If not, the 80year old should be even better looking and stronger than the 20year old.
Life works in a way where growth peaks at 25 and then starts waning, for the physical body atleast.
Thereafter there probably is still growth at all other levels I'd think.
Everytime I see ppl enjoying/building/growing their lives and becoming more and more, I feel my own powerlessness more in contrast. 
I feel my own impotence, where I cannot sustain an agni to maintain anything let alone grow it and invest/commit to it, and give any level of permanence or sustainability to it.
My soul is so old and so weary, it is at its death bed, in its last rites stage.
I don't know what time will do to me next.
Because death is something I do not control, unlike the becoming that is life.
I don't know what tortures/pains/debilities/dependencies it may bring, because the part of me that wants to live will resist it tooth and nail, I already know.
Any debility I get, means my dependence on others will increase, and that sets the stage for terrible relations because I've already seen how unwilling others are to serve an other.
Now that I find myself already into the body, there is no way out until this life runs its course.
Hope I do not take another body, because that would be a real struggle again just like this lifetime, a hand to mouth existence, I'd probably die very early if I come again next time, like how some children die when they are 4 or 5 itself because their prarabdha karma was finished here.
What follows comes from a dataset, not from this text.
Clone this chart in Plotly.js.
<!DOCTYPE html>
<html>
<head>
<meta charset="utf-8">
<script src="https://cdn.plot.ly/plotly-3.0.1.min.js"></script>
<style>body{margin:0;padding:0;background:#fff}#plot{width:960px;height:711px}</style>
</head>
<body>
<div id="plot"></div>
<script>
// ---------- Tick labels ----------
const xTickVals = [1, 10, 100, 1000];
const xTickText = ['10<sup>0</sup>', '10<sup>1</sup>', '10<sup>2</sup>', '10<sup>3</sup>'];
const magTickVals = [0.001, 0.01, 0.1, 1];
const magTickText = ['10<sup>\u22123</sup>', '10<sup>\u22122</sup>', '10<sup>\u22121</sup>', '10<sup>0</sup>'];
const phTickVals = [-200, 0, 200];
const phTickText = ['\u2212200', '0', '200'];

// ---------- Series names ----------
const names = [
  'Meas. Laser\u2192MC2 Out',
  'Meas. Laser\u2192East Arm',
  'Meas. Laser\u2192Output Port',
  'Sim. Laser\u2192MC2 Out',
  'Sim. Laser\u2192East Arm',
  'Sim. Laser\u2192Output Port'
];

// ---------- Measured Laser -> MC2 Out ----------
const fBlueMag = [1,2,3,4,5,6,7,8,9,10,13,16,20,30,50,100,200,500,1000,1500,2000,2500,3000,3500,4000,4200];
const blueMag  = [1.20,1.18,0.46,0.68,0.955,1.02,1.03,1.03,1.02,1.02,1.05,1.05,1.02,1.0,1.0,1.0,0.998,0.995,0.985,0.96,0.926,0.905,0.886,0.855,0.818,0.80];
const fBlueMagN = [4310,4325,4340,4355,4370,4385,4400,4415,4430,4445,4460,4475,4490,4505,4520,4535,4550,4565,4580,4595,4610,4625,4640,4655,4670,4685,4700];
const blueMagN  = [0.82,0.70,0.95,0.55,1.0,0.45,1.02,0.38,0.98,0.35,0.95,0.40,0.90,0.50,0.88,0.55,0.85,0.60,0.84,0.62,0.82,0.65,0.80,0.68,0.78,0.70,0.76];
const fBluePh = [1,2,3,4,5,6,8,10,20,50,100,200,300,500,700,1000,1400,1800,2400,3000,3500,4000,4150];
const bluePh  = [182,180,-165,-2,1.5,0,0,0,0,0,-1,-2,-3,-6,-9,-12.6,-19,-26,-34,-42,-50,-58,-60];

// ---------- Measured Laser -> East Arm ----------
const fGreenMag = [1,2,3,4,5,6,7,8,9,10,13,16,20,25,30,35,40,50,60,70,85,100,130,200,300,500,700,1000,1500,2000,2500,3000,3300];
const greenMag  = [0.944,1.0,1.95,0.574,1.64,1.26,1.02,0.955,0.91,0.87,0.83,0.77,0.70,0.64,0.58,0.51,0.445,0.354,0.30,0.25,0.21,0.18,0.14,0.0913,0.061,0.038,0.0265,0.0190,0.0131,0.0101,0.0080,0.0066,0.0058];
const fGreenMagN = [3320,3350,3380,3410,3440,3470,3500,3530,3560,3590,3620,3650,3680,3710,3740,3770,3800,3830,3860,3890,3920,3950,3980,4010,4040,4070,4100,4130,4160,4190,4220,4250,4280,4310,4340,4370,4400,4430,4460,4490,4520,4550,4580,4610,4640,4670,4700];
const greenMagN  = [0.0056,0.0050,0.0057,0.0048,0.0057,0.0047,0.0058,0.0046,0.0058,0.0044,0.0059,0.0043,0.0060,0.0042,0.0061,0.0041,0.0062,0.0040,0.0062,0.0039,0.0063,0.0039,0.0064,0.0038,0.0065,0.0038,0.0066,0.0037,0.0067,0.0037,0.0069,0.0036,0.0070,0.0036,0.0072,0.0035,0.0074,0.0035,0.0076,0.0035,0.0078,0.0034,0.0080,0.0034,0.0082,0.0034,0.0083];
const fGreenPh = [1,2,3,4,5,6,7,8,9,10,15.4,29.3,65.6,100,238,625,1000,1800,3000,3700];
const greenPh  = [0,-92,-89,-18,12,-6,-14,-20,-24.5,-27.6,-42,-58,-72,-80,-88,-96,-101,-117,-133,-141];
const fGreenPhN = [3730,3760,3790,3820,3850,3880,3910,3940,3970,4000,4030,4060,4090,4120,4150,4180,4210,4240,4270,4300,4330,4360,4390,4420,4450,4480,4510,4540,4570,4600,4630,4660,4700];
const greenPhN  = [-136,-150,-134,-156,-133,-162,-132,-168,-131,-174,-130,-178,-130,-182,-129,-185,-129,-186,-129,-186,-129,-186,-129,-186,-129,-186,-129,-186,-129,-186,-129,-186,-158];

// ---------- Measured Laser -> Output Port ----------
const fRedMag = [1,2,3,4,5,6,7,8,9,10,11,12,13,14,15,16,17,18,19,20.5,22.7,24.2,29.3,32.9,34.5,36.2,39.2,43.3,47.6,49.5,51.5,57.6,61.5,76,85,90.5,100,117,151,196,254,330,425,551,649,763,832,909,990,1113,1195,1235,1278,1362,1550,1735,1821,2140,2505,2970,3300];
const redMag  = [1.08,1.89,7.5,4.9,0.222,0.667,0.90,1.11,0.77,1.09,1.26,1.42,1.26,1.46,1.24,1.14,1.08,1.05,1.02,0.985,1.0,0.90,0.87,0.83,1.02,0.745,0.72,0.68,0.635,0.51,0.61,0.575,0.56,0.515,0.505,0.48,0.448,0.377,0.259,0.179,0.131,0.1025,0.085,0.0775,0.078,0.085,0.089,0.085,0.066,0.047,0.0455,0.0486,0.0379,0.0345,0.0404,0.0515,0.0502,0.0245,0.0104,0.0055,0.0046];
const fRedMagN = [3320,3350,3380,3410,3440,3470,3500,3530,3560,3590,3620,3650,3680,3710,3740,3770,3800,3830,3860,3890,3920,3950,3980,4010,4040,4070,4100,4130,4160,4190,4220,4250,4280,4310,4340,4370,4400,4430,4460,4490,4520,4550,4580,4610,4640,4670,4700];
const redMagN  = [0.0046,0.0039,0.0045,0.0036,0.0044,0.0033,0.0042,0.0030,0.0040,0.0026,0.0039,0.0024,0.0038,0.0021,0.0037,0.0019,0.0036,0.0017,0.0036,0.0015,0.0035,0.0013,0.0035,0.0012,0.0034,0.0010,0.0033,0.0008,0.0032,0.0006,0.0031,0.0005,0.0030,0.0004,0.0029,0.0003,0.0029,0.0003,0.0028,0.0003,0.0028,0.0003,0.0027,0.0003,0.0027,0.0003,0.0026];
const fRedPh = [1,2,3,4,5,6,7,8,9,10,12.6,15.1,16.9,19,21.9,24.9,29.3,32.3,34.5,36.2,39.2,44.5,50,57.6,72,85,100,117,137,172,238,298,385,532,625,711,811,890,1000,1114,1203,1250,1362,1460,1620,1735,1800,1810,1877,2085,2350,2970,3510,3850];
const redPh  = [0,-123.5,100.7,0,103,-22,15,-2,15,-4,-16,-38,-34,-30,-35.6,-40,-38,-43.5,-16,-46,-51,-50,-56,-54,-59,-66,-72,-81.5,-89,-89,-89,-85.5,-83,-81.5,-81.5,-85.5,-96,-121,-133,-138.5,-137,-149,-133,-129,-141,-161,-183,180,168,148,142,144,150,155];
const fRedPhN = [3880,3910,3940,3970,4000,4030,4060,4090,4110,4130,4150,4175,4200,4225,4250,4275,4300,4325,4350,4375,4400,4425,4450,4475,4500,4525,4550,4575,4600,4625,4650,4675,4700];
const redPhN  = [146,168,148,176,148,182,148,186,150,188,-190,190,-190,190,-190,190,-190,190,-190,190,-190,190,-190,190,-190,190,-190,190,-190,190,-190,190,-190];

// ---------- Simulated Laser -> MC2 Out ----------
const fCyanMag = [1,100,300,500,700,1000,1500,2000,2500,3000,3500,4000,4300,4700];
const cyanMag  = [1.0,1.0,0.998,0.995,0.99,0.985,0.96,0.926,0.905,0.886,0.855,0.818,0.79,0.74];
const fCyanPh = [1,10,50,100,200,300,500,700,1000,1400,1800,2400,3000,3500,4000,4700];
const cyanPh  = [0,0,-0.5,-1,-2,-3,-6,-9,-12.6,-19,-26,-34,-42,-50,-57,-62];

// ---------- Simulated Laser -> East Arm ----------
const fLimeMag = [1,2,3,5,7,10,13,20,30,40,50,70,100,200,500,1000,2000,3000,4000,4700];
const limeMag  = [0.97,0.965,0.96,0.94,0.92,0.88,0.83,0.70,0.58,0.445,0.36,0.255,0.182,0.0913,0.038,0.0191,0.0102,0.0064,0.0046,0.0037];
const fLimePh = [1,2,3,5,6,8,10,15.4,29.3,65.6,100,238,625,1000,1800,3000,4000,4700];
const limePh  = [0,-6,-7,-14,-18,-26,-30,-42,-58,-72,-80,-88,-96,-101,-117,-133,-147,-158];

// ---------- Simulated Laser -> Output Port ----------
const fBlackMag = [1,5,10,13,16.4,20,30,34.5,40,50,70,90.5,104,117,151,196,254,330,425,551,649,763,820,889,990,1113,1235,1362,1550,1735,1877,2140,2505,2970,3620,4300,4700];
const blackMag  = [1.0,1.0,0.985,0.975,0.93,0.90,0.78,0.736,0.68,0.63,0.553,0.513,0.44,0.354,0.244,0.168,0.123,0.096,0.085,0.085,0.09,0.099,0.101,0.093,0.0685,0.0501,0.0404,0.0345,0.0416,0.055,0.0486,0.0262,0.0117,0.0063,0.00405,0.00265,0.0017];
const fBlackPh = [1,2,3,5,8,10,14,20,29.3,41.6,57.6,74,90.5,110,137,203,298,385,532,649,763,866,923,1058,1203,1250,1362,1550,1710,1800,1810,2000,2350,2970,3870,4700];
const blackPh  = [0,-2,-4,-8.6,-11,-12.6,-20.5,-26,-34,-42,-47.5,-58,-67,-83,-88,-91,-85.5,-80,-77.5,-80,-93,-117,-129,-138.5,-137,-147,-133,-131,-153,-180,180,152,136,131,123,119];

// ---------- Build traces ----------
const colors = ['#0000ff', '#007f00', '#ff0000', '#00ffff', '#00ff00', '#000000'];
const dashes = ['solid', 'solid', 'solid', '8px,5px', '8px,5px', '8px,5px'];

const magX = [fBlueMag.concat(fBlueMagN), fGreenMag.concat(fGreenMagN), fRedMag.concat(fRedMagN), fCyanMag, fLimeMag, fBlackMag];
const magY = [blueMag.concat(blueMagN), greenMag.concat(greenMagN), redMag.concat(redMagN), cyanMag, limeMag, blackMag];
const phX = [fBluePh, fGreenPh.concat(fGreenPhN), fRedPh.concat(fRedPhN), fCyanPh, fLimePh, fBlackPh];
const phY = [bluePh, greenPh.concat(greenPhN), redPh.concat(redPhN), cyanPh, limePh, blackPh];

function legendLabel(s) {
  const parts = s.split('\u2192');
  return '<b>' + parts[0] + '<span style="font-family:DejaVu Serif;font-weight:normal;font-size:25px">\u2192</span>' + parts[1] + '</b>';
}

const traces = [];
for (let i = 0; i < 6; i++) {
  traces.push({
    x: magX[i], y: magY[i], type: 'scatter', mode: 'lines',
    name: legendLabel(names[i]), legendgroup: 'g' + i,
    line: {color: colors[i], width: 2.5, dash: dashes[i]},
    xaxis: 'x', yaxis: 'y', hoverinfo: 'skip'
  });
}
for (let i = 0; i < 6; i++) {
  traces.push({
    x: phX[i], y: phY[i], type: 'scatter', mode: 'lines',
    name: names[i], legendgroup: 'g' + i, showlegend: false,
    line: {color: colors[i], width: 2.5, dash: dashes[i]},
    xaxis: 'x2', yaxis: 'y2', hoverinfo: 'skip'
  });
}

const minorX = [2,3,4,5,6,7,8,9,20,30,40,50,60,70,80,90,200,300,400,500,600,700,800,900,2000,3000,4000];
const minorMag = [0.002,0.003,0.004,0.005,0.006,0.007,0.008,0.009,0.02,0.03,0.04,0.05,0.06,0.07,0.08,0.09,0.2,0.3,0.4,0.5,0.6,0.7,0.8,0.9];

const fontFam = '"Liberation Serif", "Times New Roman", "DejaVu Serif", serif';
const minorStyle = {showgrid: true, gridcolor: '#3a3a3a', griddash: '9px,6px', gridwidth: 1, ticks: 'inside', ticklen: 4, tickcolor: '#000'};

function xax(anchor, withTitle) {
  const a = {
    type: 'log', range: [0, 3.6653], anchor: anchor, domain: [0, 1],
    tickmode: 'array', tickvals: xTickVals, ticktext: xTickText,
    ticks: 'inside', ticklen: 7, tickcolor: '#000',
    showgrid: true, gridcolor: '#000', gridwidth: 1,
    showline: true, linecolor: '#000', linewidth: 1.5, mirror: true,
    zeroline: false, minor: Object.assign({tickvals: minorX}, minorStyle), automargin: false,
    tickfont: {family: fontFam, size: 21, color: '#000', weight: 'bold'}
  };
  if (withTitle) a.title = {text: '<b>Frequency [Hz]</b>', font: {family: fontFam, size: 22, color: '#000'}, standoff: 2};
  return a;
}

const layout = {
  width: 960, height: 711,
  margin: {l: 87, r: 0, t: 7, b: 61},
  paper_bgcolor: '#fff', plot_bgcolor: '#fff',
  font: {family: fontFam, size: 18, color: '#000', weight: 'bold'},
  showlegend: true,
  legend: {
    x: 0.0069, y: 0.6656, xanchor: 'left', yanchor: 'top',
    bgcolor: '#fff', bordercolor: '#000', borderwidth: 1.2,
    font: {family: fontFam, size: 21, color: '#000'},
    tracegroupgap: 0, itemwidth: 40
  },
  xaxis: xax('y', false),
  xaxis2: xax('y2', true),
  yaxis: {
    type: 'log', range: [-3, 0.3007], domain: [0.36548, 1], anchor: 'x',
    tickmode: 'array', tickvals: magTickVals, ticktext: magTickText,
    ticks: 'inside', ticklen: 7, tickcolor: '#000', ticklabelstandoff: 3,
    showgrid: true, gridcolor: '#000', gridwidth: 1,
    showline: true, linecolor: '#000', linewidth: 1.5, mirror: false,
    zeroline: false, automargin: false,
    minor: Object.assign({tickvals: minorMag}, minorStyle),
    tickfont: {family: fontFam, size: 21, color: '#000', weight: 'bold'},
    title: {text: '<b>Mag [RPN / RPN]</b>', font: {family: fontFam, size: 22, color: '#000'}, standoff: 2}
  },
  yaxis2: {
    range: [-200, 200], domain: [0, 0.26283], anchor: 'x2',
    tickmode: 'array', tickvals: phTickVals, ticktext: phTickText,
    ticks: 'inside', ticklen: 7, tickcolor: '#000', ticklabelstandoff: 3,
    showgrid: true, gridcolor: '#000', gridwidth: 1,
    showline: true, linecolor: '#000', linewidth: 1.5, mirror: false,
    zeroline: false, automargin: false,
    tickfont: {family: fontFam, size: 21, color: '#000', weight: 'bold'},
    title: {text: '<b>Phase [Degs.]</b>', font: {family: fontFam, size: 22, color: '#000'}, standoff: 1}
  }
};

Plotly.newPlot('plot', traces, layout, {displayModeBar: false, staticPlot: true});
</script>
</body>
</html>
It is a bit reassuring, if I think that death will happen naturally once my prarabdha is finished, that is whatever I am meant to experience for this timeline.
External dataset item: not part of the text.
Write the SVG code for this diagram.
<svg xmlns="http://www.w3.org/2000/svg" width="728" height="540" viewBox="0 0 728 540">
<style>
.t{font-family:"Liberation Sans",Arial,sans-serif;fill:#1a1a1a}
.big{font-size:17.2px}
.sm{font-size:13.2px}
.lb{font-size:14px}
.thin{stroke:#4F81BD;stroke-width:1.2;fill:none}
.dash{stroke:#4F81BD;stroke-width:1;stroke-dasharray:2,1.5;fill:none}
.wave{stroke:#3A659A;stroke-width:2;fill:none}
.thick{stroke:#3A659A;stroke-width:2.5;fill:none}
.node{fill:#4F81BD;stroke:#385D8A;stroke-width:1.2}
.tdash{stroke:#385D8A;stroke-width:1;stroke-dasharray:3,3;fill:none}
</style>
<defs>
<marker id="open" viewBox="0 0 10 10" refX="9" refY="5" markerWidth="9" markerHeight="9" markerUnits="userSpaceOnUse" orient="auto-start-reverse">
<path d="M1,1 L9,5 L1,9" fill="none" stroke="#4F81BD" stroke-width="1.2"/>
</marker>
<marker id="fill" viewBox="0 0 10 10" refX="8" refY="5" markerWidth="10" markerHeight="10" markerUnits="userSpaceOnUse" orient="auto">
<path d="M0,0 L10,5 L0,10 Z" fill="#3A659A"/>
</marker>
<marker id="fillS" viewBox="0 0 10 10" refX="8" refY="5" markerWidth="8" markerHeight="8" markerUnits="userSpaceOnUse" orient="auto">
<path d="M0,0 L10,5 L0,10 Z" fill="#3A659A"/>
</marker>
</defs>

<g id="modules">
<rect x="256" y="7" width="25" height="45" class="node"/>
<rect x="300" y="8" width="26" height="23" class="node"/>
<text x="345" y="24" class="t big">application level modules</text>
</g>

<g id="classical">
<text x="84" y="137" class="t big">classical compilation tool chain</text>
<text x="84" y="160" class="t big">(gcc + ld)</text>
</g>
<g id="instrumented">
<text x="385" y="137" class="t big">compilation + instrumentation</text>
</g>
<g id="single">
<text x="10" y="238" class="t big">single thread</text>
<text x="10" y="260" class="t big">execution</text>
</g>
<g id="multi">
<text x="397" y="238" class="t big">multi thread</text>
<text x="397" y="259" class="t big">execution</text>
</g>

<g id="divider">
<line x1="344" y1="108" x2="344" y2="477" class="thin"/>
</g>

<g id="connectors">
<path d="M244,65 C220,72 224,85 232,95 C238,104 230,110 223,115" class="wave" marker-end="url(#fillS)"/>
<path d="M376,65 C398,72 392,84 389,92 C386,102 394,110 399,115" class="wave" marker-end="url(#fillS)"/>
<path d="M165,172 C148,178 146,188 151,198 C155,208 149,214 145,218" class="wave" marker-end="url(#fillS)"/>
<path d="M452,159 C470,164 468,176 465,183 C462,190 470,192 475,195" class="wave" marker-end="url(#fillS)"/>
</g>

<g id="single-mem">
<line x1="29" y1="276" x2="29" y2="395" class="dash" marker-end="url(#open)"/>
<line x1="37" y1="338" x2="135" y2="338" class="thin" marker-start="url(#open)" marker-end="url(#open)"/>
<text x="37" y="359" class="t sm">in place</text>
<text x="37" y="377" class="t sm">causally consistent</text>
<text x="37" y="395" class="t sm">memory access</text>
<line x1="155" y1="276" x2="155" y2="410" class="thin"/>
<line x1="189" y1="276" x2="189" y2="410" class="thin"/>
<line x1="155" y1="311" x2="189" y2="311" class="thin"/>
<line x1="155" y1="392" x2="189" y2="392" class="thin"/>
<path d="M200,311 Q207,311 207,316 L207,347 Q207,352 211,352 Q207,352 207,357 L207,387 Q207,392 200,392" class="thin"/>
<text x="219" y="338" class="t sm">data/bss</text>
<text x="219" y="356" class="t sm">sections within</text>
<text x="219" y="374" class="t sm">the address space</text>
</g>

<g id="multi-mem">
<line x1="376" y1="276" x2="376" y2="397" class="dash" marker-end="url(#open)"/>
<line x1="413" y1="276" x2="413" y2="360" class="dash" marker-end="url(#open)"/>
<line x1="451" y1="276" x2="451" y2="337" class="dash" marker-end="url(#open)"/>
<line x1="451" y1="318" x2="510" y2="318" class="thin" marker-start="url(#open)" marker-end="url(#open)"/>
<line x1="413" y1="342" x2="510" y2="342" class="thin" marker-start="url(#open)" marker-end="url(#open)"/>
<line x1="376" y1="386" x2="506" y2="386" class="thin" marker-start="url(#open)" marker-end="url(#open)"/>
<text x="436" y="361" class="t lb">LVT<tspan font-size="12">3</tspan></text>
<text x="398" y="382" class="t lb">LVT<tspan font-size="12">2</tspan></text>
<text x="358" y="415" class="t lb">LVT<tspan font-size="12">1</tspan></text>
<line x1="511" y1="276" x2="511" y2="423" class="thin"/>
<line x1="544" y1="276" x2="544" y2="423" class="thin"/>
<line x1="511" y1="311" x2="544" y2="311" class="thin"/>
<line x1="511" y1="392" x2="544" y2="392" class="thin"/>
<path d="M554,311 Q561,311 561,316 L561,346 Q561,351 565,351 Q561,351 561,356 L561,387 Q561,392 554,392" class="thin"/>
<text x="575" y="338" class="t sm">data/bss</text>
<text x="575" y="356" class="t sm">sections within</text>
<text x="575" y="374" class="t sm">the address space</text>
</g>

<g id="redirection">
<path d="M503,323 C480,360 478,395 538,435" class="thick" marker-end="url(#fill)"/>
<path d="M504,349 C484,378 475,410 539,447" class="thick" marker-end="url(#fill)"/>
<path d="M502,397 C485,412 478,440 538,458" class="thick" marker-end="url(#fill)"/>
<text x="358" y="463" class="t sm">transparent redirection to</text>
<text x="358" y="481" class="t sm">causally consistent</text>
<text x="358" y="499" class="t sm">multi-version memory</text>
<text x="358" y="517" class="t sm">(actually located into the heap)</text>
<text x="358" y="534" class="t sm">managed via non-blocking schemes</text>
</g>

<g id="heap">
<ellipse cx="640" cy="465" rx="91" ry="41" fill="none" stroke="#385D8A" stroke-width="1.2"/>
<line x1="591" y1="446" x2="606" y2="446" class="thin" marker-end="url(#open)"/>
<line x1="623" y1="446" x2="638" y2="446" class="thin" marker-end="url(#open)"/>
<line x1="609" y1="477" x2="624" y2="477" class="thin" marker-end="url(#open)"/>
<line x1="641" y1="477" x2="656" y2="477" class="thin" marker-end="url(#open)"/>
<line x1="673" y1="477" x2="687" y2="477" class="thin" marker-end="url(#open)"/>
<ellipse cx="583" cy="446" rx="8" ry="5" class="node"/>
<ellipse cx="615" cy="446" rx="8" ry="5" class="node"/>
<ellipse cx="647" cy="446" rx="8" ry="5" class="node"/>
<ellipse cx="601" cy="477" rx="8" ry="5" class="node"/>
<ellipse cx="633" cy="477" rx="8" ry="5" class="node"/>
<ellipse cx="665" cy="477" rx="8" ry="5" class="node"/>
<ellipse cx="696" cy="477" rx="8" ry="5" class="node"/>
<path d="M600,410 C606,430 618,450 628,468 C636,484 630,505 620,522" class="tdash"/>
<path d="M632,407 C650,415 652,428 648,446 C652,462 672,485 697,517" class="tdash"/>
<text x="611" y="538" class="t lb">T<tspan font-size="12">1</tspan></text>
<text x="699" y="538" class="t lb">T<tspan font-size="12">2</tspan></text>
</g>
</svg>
I do not see any other option for me, but to worship death, and interpret every death/loss as a gain rather than as a loss.
From a worldly perspective, I am just a crumbling derelict abandoned castle, now home to just cobwebs, insects, birds, animals, trees, moss, with nature slowly consuming the whole structure back into itself. I am like an archeological site of ruins.
Others would say, I am "RUINED". That is the best description from the worldly perspective.
Death brings the ultimate disillusionment, it is like the greatest secret of existence, and can change everything inside-out when contemplated on.
I feel separated, abandoned, forsaken, left alone to die - by the whole of existence.
Others just do things for me with unwillingness resistance and do so minimally.
It is pretty much the opposite of receiving love.
I only receive spite pity hostility resentment, with ppl seeing me as a burden, something to be dispensed away with, cast away, cast aside.
Nothing here desires me, wants me, needs me, and so on.
Except for blind biological forces that bind a mother and father to a child etc. I have only those unconscious love forces supporting me.
But consciously I am disliked by all.
I would have to take a blind leap of faith to leave this place, in spite of my mind and all past experience telling me that I'd just be lost in a sea of psychosis outside.
My issue is not with any one person or other, but with my whole global situation.
My existential situation is like a 95year old living another 5 years till 100 before he is to pass away.
Just counting the days, passing the days, doing the little that is possible within one's power.
It is as if death has consumed most of me, and there is just a little left before I am all gone, similar to a 95year old person.
What can he do on earth at that age besides just living day to day and waiting for his exit ticket.
The same nature is very generous to the youth and cruel to the old.
What you get just depends on what station you are in.
Everyone has to go through everything though, there is a time for everyone.
This is my time for this.
My contact is with others, who are either: givers, very selfish ppl who simply use me (so they have no awareness of me really), unconscious trauma bonding people, unconscious past life karmic connections, familial relations, situational temp relations, business like quid-pro-quo dealings, me acting like a counselor etc.
The black holes attract the stars, the stars are attracted to black holes.
I am attracted to others very high on life (star like emanation), and they are attracted to me - because of the polarity.